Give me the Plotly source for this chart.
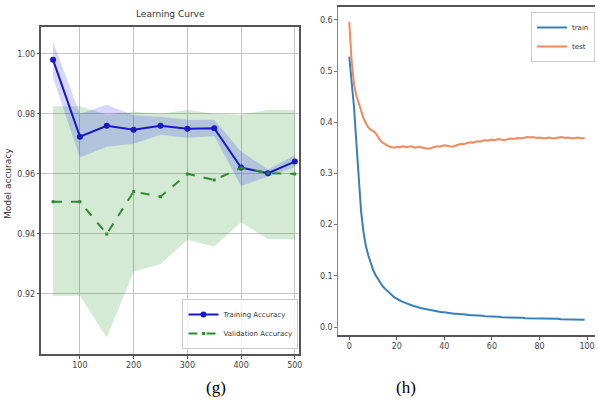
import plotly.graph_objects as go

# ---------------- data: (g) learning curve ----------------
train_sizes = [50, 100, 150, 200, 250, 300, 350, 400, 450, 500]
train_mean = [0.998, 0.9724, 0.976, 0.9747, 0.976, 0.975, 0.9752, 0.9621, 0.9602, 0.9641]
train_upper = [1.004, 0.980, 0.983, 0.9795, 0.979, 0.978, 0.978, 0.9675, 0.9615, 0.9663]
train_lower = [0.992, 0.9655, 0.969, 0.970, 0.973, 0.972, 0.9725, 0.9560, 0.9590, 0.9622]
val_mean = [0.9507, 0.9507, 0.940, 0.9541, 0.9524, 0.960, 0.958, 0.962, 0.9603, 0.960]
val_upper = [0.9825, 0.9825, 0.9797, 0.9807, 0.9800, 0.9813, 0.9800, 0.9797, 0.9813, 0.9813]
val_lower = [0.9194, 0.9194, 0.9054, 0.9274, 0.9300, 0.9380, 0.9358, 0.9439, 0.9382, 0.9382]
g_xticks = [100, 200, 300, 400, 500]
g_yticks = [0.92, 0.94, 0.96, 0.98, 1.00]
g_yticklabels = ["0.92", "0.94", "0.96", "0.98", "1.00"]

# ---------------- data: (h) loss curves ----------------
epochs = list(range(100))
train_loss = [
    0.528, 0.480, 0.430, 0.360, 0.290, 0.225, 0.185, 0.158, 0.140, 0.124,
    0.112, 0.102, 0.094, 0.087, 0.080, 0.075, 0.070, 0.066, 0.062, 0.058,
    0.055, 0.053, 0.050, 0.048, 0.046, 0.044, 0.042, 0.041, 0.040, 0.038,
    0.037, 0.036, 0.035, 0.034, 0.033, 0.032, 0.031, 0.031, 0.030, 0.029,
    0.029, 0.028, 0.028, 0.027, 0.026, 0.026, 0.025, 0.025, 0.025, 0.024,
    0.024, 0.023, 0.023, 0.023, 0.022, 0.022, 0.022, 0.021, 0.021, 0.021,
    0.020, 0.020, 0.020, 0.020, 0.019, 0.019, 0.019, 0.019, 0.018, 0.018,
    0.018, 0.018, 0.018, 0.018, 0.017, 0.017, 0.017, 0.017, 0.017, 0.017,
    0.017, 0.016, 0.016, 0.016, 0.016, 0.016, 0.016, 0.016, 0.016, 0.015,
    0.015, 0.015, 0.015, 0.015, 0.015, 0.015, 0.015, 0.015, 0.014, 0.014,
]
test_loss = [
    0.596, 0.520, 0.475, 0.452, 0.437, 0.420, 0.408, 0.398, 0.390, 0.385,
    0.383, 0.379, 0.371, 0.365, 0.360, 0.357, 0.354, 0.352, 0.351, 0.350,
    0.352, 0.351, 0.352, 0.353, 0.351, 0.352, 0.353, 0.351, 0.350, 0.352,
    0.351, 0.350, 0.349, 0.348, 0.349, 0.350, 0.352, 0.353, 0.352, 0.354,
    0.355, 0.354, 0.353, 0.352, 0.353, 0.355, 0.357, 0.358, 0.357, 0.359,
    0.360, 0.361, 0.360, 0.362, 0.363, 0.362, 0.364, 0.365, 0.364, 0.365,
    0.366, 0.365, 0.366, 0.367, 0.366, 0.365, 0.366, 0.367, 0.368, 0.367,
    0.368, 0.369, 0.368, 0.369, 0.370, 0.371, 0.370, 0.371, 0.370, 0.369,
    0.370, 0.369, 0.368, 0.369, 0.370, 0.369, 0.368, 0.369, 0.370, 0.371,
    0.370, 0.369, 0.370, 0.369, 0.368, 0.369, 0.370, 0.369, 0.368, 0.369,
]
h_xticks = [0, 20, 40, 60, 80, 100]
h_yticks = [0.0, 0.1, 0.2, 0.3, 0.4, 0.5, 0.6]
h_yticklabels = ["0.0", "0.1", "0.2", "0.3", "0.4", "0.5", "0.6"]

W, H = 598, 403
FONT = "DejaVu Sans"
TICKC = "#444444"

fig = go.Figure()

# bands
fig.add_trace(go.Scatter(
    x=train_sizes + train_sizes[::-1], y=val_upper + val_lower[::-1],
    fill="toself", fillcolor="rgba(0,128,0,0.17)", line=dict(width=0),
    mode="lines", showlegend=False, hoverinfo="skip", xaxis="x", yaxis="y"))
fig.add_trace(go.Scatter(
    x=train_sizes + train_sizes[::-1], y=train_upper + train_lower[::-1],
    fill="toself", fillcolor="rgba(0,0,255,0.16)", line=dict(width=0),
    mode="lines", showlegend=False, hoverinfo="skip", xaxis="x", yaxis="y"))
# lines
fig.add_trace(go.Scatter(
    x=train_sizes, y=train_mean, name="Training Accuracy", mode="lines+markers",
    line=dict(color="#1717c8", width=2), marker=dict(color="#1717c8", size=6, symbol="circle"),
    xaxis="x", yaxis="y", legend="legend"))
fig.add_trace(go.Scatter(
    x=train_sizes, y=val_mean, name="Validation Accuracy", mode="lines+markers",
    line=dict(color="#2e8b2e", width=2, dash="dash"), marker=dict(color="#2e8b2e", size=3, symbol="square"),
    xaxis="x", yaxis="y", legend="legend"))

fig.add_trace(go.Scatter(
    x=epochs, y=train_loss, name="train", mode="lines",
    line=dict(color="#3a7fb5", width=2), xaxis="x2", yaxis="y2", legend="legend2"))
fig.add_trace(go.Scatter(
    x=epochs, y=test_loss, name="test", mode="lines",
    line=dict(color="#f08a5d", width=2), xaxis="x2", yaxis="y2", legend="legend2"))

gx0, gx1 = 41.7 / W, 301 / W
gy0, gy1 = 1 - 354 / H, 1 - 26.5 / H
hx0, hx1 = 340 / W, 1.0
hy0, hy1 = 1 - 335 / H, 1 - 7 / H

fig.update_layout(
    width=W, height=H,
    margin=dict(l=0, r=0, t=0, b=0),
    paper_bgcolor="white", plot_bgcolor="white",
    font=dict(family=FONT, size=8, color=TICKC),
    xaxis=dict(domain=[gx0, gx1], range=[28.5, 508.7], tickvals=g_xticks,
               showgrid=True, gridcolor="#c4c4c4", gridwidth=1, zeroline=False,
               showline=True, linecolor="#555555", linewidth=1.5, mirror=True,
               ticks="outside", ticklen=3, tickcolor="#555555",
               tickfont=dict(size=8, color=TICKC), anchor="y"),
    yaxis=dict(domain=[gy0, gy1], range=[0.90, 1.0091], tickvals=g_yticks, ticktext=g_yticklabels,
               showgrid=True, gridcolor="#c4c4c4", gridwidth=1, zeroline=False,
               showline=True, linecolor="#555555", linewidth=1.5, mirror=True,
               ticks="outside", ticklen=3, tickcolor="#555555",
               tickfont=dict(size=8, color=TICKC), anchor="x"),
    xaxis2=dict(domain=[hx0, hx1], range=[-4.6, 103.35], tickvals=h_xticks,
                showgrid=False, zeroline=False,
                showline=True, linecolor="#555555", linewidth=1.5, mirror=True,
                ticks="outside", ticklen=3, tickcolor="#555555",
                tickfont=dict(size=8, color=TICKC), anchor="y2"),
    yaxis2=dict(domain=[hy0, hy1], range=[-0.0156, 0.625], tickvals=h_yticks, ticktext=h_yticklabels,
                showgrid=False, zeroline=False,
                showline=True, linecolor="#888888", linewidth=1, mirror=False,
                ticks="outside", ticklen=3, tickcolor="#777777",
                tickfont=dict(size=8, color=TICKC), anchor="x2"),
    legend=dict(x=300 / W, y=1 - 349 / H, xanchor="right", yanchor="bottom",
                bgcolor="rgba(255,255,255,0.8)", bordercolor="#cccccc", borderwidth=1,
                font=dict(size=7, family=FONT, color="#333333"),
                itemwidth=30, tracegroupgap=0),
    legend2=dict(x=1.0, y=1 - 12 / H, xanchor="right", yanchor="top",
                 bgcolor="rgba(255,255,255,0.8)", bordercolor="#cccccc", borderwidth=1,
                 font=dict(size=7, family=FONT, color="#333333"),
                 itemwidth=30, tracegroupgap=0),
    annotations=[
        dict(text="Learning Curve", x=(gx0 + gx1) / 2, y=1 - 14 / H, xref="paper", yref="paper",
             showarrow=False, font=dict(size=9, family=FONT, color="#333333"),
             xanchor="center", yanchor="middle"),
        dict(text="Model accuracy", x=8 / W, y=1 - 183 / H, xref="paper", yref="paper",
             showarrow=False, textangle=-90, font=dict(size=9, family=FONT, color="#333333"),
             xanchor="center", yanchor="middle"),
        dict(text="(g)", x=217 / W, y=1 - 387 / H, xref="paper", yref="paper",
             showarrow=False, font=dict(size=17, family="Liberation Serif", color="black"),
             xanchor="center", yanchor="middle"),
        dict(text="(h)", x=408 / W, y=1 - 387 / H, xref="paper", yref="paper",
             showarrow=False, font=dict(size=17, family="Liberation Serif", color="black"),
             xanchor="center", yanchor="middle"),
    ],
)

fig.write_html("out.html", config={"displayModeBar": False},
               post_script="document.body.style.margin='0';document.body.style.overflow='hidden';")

◆ ◆ ◆

- INSTRUCTION
Write out the lines from the start of the material to the line with "import plotly.graph_objects as go", inclusive and exactly. Skip the pictures.

- EXERCISE OUTPUT
Give me the Plotly source for this chart.
import plotly.graph_objects as go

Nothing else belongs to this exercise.